━━━ Data segment ━━━

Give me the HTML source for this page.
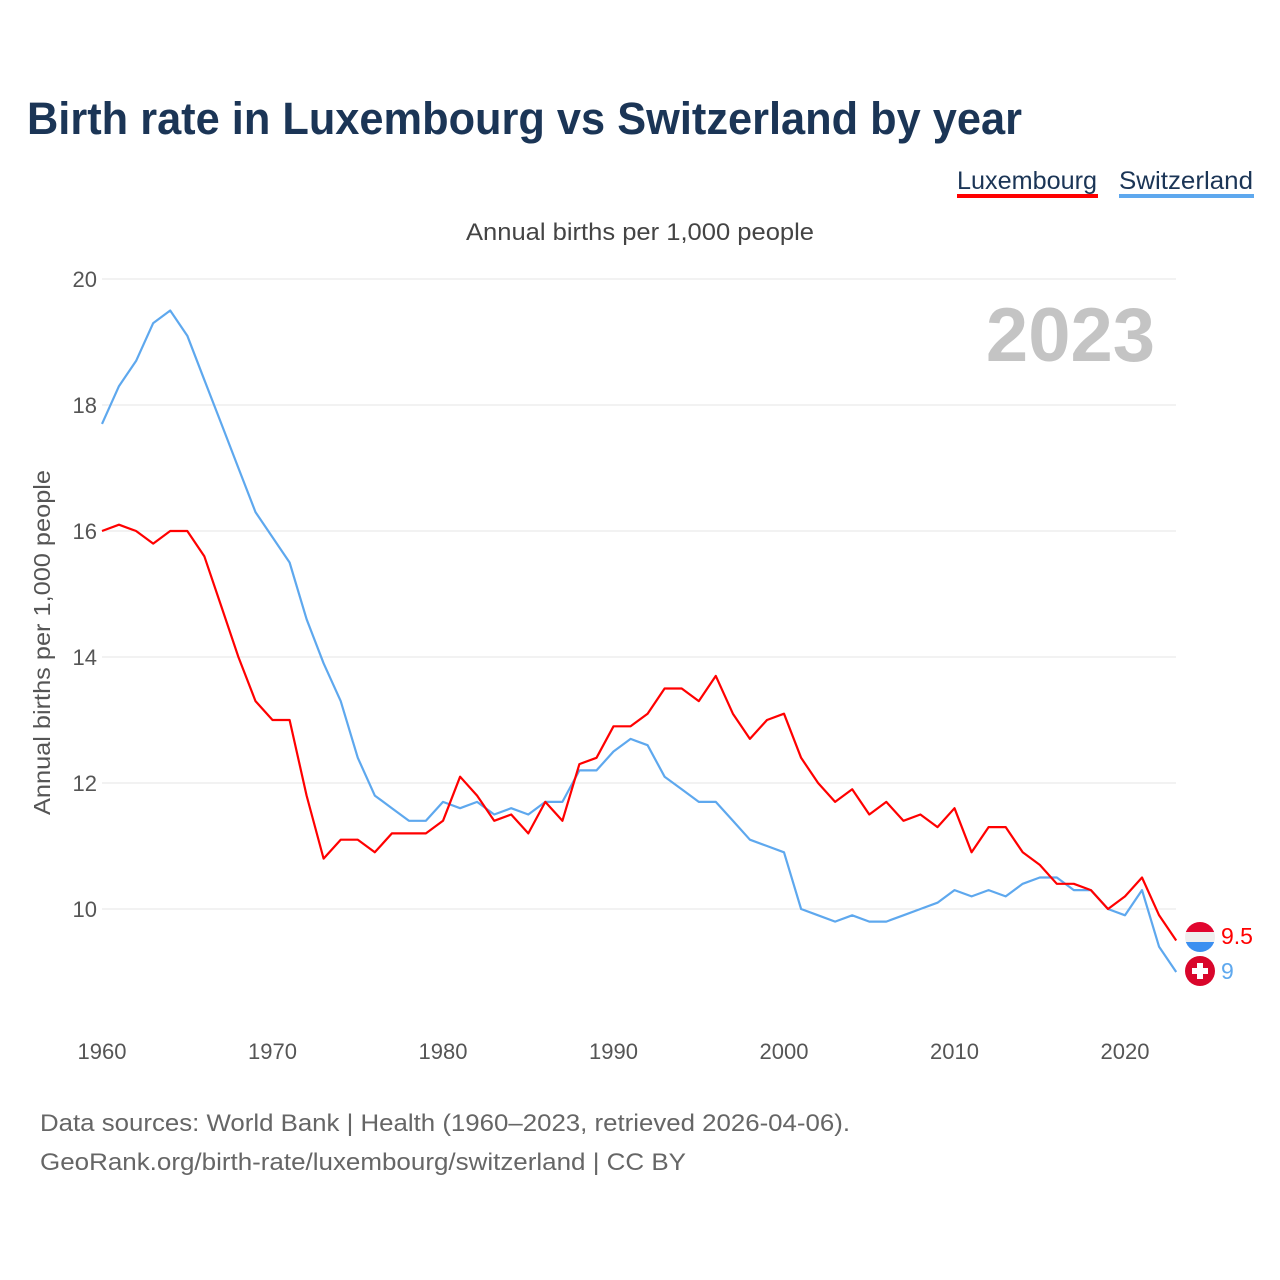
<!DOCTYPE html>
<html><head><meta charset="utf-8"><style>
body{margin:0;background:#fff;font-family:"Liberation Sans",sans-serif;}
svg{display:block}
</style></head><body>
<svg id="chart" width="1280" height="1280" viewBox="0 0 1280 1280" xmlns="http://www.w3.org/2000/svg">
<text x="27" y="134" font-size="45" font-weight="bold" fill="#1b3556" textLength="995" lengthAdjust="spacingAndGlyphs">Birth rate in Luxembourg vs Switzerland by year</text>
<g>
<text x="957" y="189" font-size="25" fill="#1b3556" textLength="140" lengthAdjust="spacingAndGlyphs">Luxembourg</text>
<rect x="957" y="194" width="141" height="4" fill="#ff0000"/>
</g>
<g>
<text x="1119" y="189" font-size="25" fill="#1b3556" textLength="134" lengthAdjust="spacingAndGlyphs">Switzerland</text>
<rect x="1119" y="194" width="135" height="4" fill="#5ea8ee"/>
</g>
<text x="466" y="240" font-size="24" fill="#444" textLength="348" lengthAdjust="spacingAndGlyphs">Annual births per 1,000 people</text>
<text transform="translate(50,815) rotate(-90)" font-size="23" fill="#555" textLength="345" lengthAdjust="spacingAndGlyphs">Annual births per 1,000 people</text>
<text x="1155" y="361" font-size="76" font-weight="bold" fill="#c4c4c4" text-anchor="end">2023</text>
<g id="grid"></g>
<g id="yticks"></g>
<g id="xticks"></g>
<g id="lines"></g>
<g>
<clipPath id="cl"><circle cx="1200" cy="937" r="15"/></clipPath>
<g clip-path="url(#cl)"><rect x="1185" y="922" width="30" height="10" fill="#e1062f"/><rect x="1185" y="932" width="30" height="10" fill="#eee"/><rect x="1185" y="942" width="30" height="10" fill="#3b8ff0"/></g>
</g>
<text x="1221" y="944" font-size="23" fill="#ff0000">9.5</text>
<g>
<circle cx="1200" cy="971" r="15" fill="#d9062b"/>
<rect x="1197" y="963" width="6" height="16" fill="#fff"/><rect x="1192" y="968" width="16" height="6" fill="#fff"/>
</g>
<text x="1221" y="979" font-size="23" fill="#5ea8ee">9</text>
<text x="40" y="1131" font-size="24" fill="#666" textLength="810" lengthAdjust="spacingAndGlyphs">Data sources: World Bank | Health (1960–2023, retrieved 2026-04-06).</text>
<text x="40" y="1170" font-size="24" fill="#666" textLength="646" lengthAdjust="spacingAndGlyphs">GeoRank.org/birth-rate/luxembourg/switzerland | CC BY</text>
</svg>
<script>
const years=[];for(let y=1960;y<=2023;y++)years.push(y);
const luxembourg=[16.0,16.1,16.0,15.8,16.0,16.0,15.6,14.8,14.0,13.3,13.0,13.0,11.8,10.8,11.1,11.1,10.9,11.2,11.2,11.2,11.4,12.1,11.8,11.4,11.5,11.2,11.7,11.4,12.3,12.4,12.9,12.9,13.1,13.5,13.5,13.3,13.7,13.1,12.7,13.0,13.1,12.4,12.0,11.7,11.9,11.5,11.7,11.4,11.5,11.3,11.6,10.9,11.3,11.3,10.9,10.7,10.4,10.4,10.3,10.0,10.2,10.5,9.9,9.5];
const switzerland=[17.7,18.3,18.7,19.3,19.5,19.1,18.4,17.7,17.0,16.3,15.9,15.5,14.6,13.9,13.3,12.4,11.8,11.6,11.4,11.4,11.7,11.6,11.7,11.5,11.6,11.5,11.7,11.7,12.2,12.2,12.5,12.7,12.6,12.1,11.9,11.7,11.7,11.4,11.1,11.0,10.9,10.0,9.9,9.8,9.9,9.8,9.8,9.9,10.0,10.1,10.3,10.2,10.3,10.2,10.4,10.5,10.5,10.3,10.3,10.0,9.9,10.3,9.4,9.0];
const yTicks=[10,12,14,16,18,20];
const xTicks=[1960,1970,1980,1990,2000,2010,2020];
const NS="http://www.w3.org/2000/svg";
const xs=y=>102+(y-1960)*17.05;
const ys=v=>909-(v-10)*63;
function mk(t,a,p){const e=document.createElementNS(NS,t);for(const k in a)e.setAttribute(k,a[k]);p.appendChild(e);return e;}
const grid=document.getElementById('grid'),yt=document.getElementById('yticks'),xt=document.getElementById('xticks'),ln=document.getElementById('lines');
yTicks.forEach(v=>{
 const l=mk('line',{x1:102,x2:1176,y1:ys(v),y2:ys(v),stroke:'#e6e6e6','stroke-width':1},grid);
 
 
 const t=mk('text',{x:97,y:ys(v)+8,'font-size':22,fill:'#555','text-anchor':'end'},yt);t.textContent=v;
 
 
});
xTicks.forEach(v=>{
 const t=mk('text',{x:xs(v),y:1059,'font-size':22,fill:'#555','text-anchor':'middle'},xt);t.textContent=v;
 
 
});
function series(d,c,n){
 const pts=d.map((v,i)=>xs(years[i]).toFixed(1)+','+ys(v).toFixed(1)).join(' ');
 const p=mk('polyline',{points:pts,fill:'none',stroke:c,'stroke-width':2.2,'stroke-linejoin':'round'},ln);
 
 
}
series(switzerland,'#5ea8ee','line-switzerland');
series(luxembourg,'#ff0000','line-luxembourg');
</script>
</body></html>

━━━

What the exercise asks: Your task is to reproduce all of the material exactly. The pictures stay out.

Answer to the task:
Give me the HTML source for this page.
<!DOCTYPE html>
<html><head><meta charset="utf-8"><style>
body{margin:0;background:#fff;font-family:"Liberation Sans",sans-serif;}
svg{display:block}
</style></head><body>
<svg id="chart" width="1280" height="1280" viewBox="0 0 1280 1280" xmlns="http://www.w3.org/2000/svg">
<text x="27" y="134" font-size="45" font-weight="bold" fill="#1b3556" textLength="995" lengthAdjust="spacingAndGlyphs">Birth rate in Luxembourg vs Switzerland by year</text>
<g>
<text x="957" y="189" font-size="25" fill="#1b3556" textLength="140" lengthAdjust="spacingAndGlyphs">Luxembourg</text>
<rect x="957" y="194" width="141" height="4" fill="#ff0000"/>
</g>
<g>
<text x="1119" y="189" font-size="25" fill="#1b3556" textLength="134" lengthAdjust="spacingAndGlyphs">Switzerland</text>
<rect x="1119" y="194" width="135" height="4" fill="#5ea8ee"/>
</g>
<text x="466" y="240" font-size="24" fill="#444" textLength="348" lengthAdjust="spacingAndGlyphs">Annual births per 1,000 people</text>
<text transform="translate(50,815) rotate(-90)" font-size="23" fill="#555" textLength="345" lengthAdjust="spacingAndGlyphs">Annual births per 1,000 people</text>
<text x="1155" y="361" font-size="76" font-weight="bold" fill="#c4c4c4" text-anchor="end">2023</text>
<g id="grid"></g>
<g id="yticks"></g>
<g id="xticks"></g>
<g id="lines"></g>
<g>
<clipPath id="cl"><circle cx="1200" cy="937" r="15"/></clipPath>
<g clip-path="url(#cl)"><rect x="1185" y="922" width="30" height="10" fill="#e1062f"/><rect x="1185" y="932" width="30" height="10" fill="#eee"/><rect x="1185" y="942" width="30" height="10" fill="#3b8ff0"/></g>
</g>
<text x="1221" y="944" font-size="23" fill="#ff0000">9.5</text>
<g>
<circle cx="1200" cy="971" r="15" fill="#d9062b"/>
<rect x="1197" y="963" width="6" height="16" fill="#fff"/><rect x="1192" y="968" width="16" height="6" fill="#fff"/>
</g>
<text x="1221" y="979" font-size="23" fill="#5ea8ee">9</text>
<text x="40" y="1131" font-size="24" fill="#666" textLength="810" lengthAdjust="spacingAndGlyphs">Data sources: World Bank | Health (1960–2023, retrieved 2026-04-06).</text>
<text x="40" y="1170" font-size="24" fill="#666" textLength="646" lengthAdjust="spacingAndGlyphs">GeoRank.org/birth-rate/luxembourg/switzerland | CC BY</text>
</svg>
<script>
const years=[];for(let y=1960;y<=2023;y++)years.push(y);
const luxembourg=[16.0,16.1,16.0,15.8,16.0,16.0,15.6,14.8,14.0,13.3,13.0,13.0,11.8,10.8,11.1,11.1,10.9,11.2,11.2,11.2,11.4,12.1,11.8,11.4,11.5,11.2,11.7,11.4,12.3,12.4,12.9,12.9,13.1,13.5,13.5,13.3,13.7,13.1,12.7,13.0,13.1,12.4,12.0,11.7,11.9,11.5,11.7,11.4,11.5,11.3,11.6,10.9,11.3,11.3,10.9,10.7,10.4,10.4,10.3,10.0,10.2,10.5,9.9,9.5];
const switzerland=[17.7,18.3,18.7,19.3,19.5,19.1,18.4,17.7,17.0,16.3,15.9,15.5,14.6,13.9,13.3,12.4,11.8,11.6,11.4,11.4,11.7,11.6,11.7,11.5,11.6,11.5,11.7,11.7,12.2,12.2,12.5,12.7,12.6,12.1,11.9,11.7,11.7,11.4,11.1,11.0,10.9,10.0,9.9,9.8,9.9,9.8,9.8,9.9,10.0,10.1,10.3,10.2,10.3,10.2,10.4,10.5,10.5,10.3,10.3,10.0,9.9,10.3,9.4,9.0];
const yTicks=[10,12,14,16,18,20];
const xTicks=[1960,1970,1980,1990,2000,2010,2020];
const NS="http://www.w3.org/2000/svg";
const xs=y=>102+(y-1960)*17.05;
const ys=v=>909-(v-10)*63;
function mk(t,a,p){const e=document.createElementNS(NS,t);for(const k in a)e.setAttribute(k,a[k]);p.appendChild(e);return e;}
const grid=document.getElementById('grid'),yt=document.getElementById('yticks'),xt=document.getElementById('xticks'),ln=document.getElementById('lines');
yTicks.forEach(v=>{
 const l=mk('line',{x1:102,x2:1176,y1:ys(v),y2:ys(v),stroke:'#e6e6e6','stroke-width':1},grid);
 
 
 const t=mk('text',{x:97,y:ys(v)+8,'font-size':22,fill:'#555','text-anchor':'end'},yt);t.textContent=v;
 
 
});
xTicks.forEach(v=>{
 const t=mk('text',{x:xs(v),y:1059,'font-size':22,fill:'#555','text-anchor':'middle'},xt);t.textContent=v;
 
 
});
function series(d,c,n){
 const pts=d.map((v,i)=>xs(years[i]).toFixed(1)+','+ys(v).toFixed(1)).join(' ');
 const p=mk('polyline',{points:pts,fill:'none',stroke:c,'stroke-width':2.2,'stroke-linejoin':'round'},ln);
 
 
}
series(switzerland,'#5ea8ee','line-switzerland');
series(luxembourg,'#ff0000','line-luxembourg');
</script>
</body></html>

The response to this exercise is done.